Veterinary chiropractic is a medical manual therapy
Veterinary chiropractic examines, diagnoses and treats abnormal range of motion in joints, mainly in the spine. This is termed a ‘Veterinary Subluxation Complex’ or restriction. The joint is not out of place, but stiff and not able to function through its normal range of motion.
This ‘stiffness’ affects the surrounding nerves, connective tissue and blood vessels with the following consequences:
- The nerve endings do not fire as frequently. The brain has a memory for these firing patterns so remembers the neural pathways so the poor biomechanical function becomes chronic.
- Restricted movement in the joint leads to changes in the connective tissues tightening ligaments and muscle changes. Muscles can become atrophied (reduce in size) or tonal changes.
- Vascular (blood supply) abnormalities lead to a lack of circulation in the area.
A true chiropractic sub-luxation (stiffness in motion joint) will have all of these components. The result is then:
- Inflammatory response (pain, heat, swelling)
- Biomechanical abnormalities
- Poor performance
Articular joints may also move too much which is termed hypermobile.
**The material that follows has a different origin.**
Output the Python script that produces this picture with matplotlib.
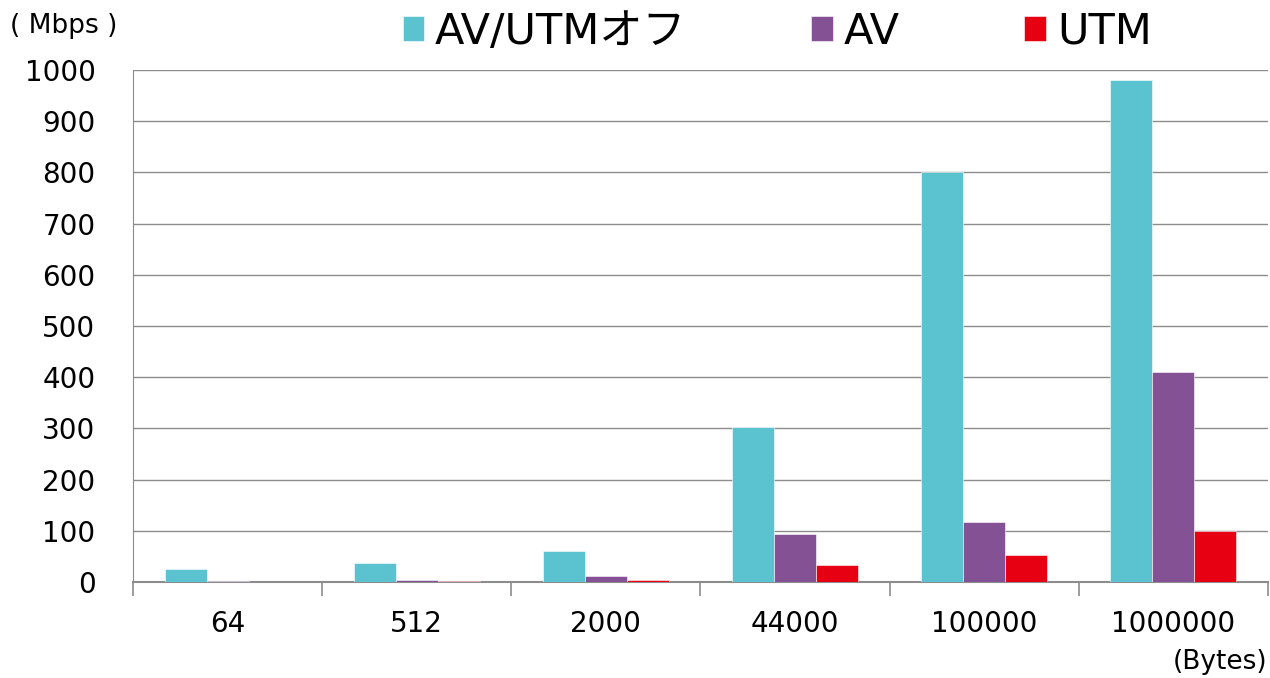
import matplotlib
matplotlib.use("Agg")
import matplotlib.pyplot as plt
import numpy as np

categories = ["64", "512", "2000", "44000", "100000", "1000000"]
off_vals = [26, 38, 60, 302, 800, 980]
av_vals = [2.5, 4.5, 12, 93, 117, 410]
utm_vals = [0.5, 2.5, 4, 33, 52, 100]
series_names = ["AV/UTMオフ", "AV", "UTM"]
colors = ["#5BC2CF", "#845195", "#E60012"]

plt.rcParams['font.family'] = ['DejaVu Sans', 'Noto Sans CJK JP']

fig = plt.figure(figsize=(12.7, 6.78), dpi=100)
ax = fig.add_axes([0.1047, 0.1416, 0.8937, 0.7552])

x = np.arange(len(categories))
w = 0.222
for i, (vals, c, n) in enumerate(zip([off_vals, av_vals, utm_vals], colors, series_names)):
    ax.bar(x + (i - 1) * w, vals, width=w, color=c, label=n,
           edgecolor="white", linewidth=0.4, zorder=3)

ax.set_xlim(-0.5, len(categories) - 0.5)
ax.set_ylim(0, 1000)
ax.set_yticks(np.arange(0, 1001, 100))
ax.yaxis.grid(True, color="#8C8C8C", linewidth=1.0, zorder=0)
ax.set_axisbelow(True)

ax.set_xticks(x)
ax.set_xticklabels(categories)
ax.set_xticks(np.arange(-0.5, len(categories)), minor=True)
ax.tick_params(axis="x", which="major", length=0, labelsize=20, pad=20)
ax.tick_params(axis="x", which="minor", length=10, color="#8C8C8C", width=1.2)
ax.tick_params(axis="y", length=0, labelsize=20, pad=27)

for s in ["top", "right"]:
    ax.spines[s].set_visible(False)
ax.spines["left"].set_color("#8C8C8C")
ax.spines["bottom"].set_color("#8C8C8C")
ax.spines["bottom"].set_linewidth(1.5)

fig.text(0.008, 0.962, "( Mbps )", fontsize=19, ha="left", va="center")
fig.text(0.998, 0.024, "(Bytes)", fontsize=19, ha="right", va="center")

fig.legend(loc="center", bbox_to_anchor=(0.612, 0.953), ncol=3, frameon=False,
           fontsize=31, handlelength=0.5, handleheight=0.5, handletextpad=0.25,
           columnspacing=2.9, borderpad=0, borderaxespad=0)

fig.savefig("out.png", dpi=100)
This is in compensatory response to a restricted motion joint elsewhere in the skeleton – the restriction needs to be adjusted to resolve the compensation as if left it will lead to chronic damage to the joint.
Existing conditions benefit from Chiropractic too, such as: Kissing Spines, Sacro-iliac joint pain, Osteoarthritis, Neck Pain and Lameness.
We offer a specialist equine chiropractic service with all examinations and treatments carried out by an equine veterinarian certified in veterinary chiropractic.
Please be aware of the many manipulators/therapists operating as equine back practitioners with unsuitable qualifications or no qualifications at all.